- Written request: Exclude pictures. Extract exactly the lines from the one that contains "Clone this diagram in TikZ." down to the one that contains "(6,10) -- (1230,10);", both included.

- Records with drawing code:
- - -

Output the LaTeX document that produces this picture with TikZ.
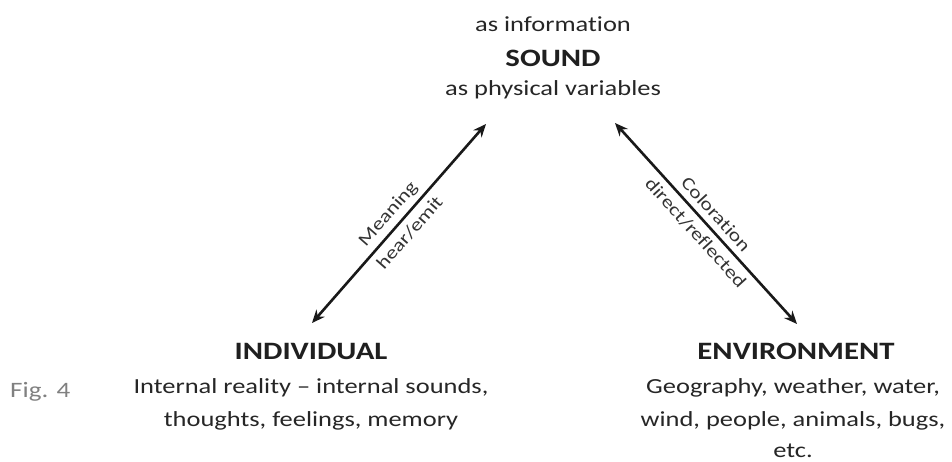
\documentclass[tikz,border=0pt]{standalone}
\usepackage{fontspec}
\setmainfont[FakeStretch=1.23, Ligatures=NoCommon]{Carlito}
\usetikzlibrary{arrows.meta}
\begin{document}
\begin{tikzpicture}[x=1pt,y=-1pt,
  txt/.style={font=\fontsize{21.5}{26}\selectfont, text=black!85, inner sep=0pt, anchor=base},
  ttl/.style={font=\fontsize{25}{30}\selectfont\bfseries, text=black!88, inner sep=0pt, anchor=base},
  lbl/.style={font=\fontsize{18}{21}\selectfont, text=black!80, inner sep=0pt},
  dbl/.style={{Stealth[length=13pt,width=11pt]}-{Stealth[length=13pt,width=11pt]}, line width=2.6pt, black!90}]
\useasboundingbox (0,0) rectangle (952,461);
% top
\node[txt] (info) at (553,31.5) {as information};
\node[ttl] (sound) at (553,66) {SOUND};
\node[txt] (phys) at (553,95) {as physical variables};
% left
\node[ttl] (indiv) at (311,359.5) {INDIVIDUAL};
\node[txt] (ind1) at (311,393.5) {Internal reality – internal sounds,};
\node[txt] (ind2) at (311,426.5) {thoughts, feelings, memory};
% right
\node[ttl] (env) at (796,359.5) {ENVIRONMENT};
\node[txt] (env1) at (793,393) {Geography, weather, water,};
\node[txt] (env2) at (793,426) {wind, people, animals, bugs,};
\node[txt] (env3) at (793,457.5) {etc.};
% fig label
\node[font=\fontsize{22}{26}\selectfont, text=black!50, anchor=base west, inner sep=0pt] (fig) at (10,397) {Fig. 4};
% arrow ends
\coordinate (lt) at (486,124);
\coordinate (lb) at (312,323);
\coordinate (rt) at (615,123);
\coordinate (rb) at (797,324);
\draw[dbl] (lb) -- (lt)
  node[pos=0.5, sloped, above=5pt, lbl] {Meaning}
  node[pos=0.5, sloped, below=6pt, lbl] {hear/emit};
\draw[dbl] (rt) -- (rb)
  node[pos=0.5, sloped, above=6pt, lbl] {Coloration}
  node[pos=0.5, sloped, below=6pt, lbl] {direct/reflected};
\end{tikzpicture}
\end{document}
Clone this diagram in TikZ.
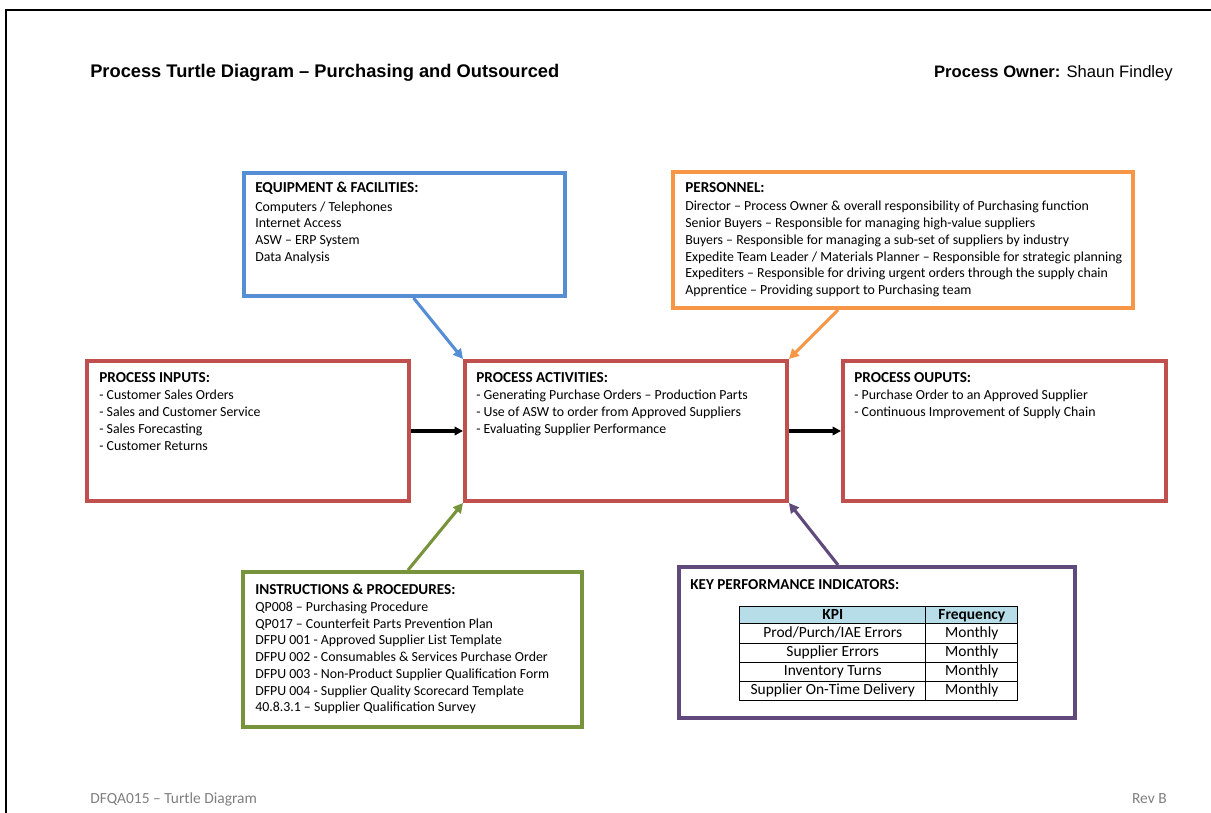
\documentclass[tikz,border=0pt]{standalone}
\usepackage{fontspec}
\setmainfont{Carlito}
\newfontfamily\arialfont{Liberation Sans}
\usetikzlibrary{arrows.meta,fit,matrix}
\definecolor{eqblue}{HTML}{558ED5}
\definecolor{perorange}{HTML}{F79646}
\definecolor{procred}{HTML}{C0504D}
\definecolor{insgreen}{HTML}{77933C}
\definecolor{kpipurple}{HTML}{604A7B}
\definecolor{kpihead}{HTML}{B7DEE8}
\definecolor{footgray}{HTML}{7F7F7F}
\newcommand{\boxhead}[1]{{\fontsize{10.8}{11.9}\selectfont\bfseries #1}}
\begin{document}
\begin{tikzpicture}
		[x=0.025cm, y=-0.025cm,
		box/.style={draw=#1, line width=2.8pt, inner sep=0pt},
		boxtext/.style={anchor=north west, inner sep=0pt, align=left, font=\fontsize{9.85}{11.9}\selectfont},
		link/.style={line width=2.2pt, #1, -{Triangle[length=7pt,width=7pt]}},
		flow/.style={line width=2.2pt, black, -{Triangle[length=6pt,width=6pt]}}]
		\useasboundingbox (0,0) rectangle (1211,813);

		% Page frame
		\draw[line width=1.6pt] (6,830) -- (6,10) -- (1230,10);

		% Header and footer
		\node[anchor=base west, inner sep=0pt, font=\arialfont\bfseries\fontsize{13}{15}\selectfont] (title) at (90,78) {Process Turtle Diagram – Purchasing and Outsourced};
		\node[anchor=base east, inner sep=0pt, font=\arialfont\fontsize{11.8}{14}\selectfont] (owner) at (1173,78) {\textbf{Process Owner:} Shaun Findley};
		\node[anchor=base west, inner sep=0pt, text=footgray, font=\fontsize{11}{13}\selectfont] (docref) at (90,803) {DFQA015 – Turtle Diagram};
		\node[anchor=base east, inner sep=0pt, text=footgray, font=\fontsize{11}{13}\selectfont] (rev) at (1167,803) {Rev B};

		% Boxes
		\node[box=eqblue, fit={(244,173) (565,296)}] (equip) {};
		\node[box=perorange, fit={(673,172) (1133,308)}] (pers) {};
		\node[box=procred, fit={(87,361) (409,501)}] (inputs) {};
		\node[box=procred, fit={(465,361) (787,501)}] (activ) {};
		\node[box=procred, fit={(843,361) (1166,501)}] (outputs) {};
		\node[box=insgreen, fit={(243,572) (582,727)}] (instr) {};
		\node[box=kpipurple, fit={(679,567) (1075,718)}] (kpi) {};

		% Box texts
		\node[boxtext] (equiptext) at (255,182) {\boxhead{EQUIPMENT \& FACILITIES:}\\[1.2pt]
			Computers / Telephones\\
			Internet Access\\
			ASW – ERP System\\
			Data Analysis};
		\node[boxtext] (perstext) at (685,182) {\boxhead{PERSONNEL:}\\[1.4pt]
			Director – Process Owner \& overall responsibility of Purchasing function\\
			Senior Buyers – Responsible for managing high-value suppliers\\
			Buyers – Responsible for managing a sub-set of suppliers by industry\\
			Expedite Team Leader / Materials Planner – Responsible for strategic planning\\
			Expediters – Responsible for driving urgent orders through the supply chain\\
			Apprentice – Providing support to Purchasing team};
		\node[boxtext] (inputstext) at (99,372) {\boxhead{PROCESS INPUTS:}\\[0.7pt]
			- Customer Sales Orders\\
			- Sales and Customer Service\\
			- Sales Forecasting\\
			- Customer Returns};
		\node[boxtext] (activtext) at (476,372) {\boxhead{PROCESS ACTIVITIES:}\\[0.7pt]
			- Generating Purchase Orders – Production Parts\\
			- Use of ASW to order from Approved Suppliers\\
			- Evaluating Supplier Performance};
		\node[boxtext] (outputstext) at (854,372) {\boxhead{PROCESS OUPUTS:}\\[0.7pt]
			- Purchase Order to an Approved Supplier\\
			- Continuous Improvement of Supply Chain};
		\node[boxtext] (instrtext) at (255,584) {\boxhead{INSTRUCTIONS \& PROCEDURES:}\\
			QP008 – Purchasing Procedure\\
			QP017 – Counterfeit Parts Prevention Plan\\
			DFPU 001 - Approved Supplier List Template\\
			DFPU 002 - Consumables \& Services Purchase Order\\
			DFPU 003 - Non-Product Supplier Qualification Form\\
			DFPU 004 - Supplier Quality Scorecard Template\\
			40.8.3.1 – Supplier Qualification Survey};
		\node[boxtext] (kpitext) at (690,579) {\boxhead{KEY PERFORMANCE INDICATORS:}};

		% KPI table
		\matrix (kpitab) [matrix of nodes, anchor=north west, inner sep=0pt,
			column sep=-0.6pt, row sep=-0.6pt,
			nodes={draw, anchor=center, line width=0.6pt, inner sep=0pt, minimum height=0.48cm,
				text height=7.5pt, text depth=2.2pt, font=\fontsize{11}{12}\selectfont},
			column 1/.style={nodes={minimum width=4.65cm}},
			column 2/.style={nodes={minimum width=2.3cm}},
			row 1/.style={nodes={fill=kpihead, minimum height=0.43cm, font=\bfseries\fontsize{11}{12}\selectfont}}]
			at (739,606) {
			KPI & Frequency \\
			Prod/Purch/IAE Errors & Monthly \\
			Supplier Errors & Monthly \\
			Inventory Turns & Monthly \\
			Supplier On-Time Delivery & Monthly \\
		};

		% Connectors
		\draw[link=eqblue] ([shift={(9,0)}]equip.south) -- (activ.north west);
		\draw[link=perorange] ([shift={(167,0)}]pers.south west) -- (activ.north east);
		\draw[link=insgreen] ([shift={(167,0)}]instr.north west) -- (activ.south west);
		\draw[link=kpipurple] ([shift={(161,0)}]kpi.north west) -- (activ.south east);
		\draw[flow] (inputs.east) -- (activ.west);
		\draw[flow] (activ.east) -- (outputs.west);
	\end{tikzpicture}
\end{document}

- - -

- Exercise response:
Clone this diagram in TikZ.
\documentclass[tikz,border=0pt]{standalone}
\usepackage{fontspec}
\setmainfont{Carlito}
\newfontfamily\arialfont{Liberation Sans}
\usetikzlibrary{arrows.meta,fit,matrix}
\definecolor{eqblue}{HTML}{558ED5}
\definecolor{perorange}{HTML}{F79646}
\definecolor{procred}{HTML}{C0504D}
\definecolor{insgreen}{HTML}{77933C}
\definecolor{kpipurple}{HTML}{604A7B}
\definecolor{kpihead}{HTML}{B7DEE8}
\definecolor{footgray}{HTML}{7F7F7F}
\newcommand{\boxhead}[1]{{\fontsize{10.8}{11.9}\selectfont\bfseries #1}}
\begin{document}
\begin{tikzpicture}
		[x=0.025cm, y=-0.025cm,
		box/.style={draw=#1, line width=2.8pt, inner sep=0pt},
		boxtext/.style={anchor=north west, inner sep=0pt, align=left, font=\fontsize{9.85}{11.9}\selectfont},
		link/.style={line width=2.2pt, #1, -{Triangle[length=7pt,width=7pt]}},
		flow/.style={line width=2.2pt, black, -{Triangle[length=6pt,width=6pt]}}]
		\useasboundingbox (0,0) rectangle (1211,813);

		% Page frame
		\draw[line width=1.6pt] (6,830) -- (6,10) -- (1230,10);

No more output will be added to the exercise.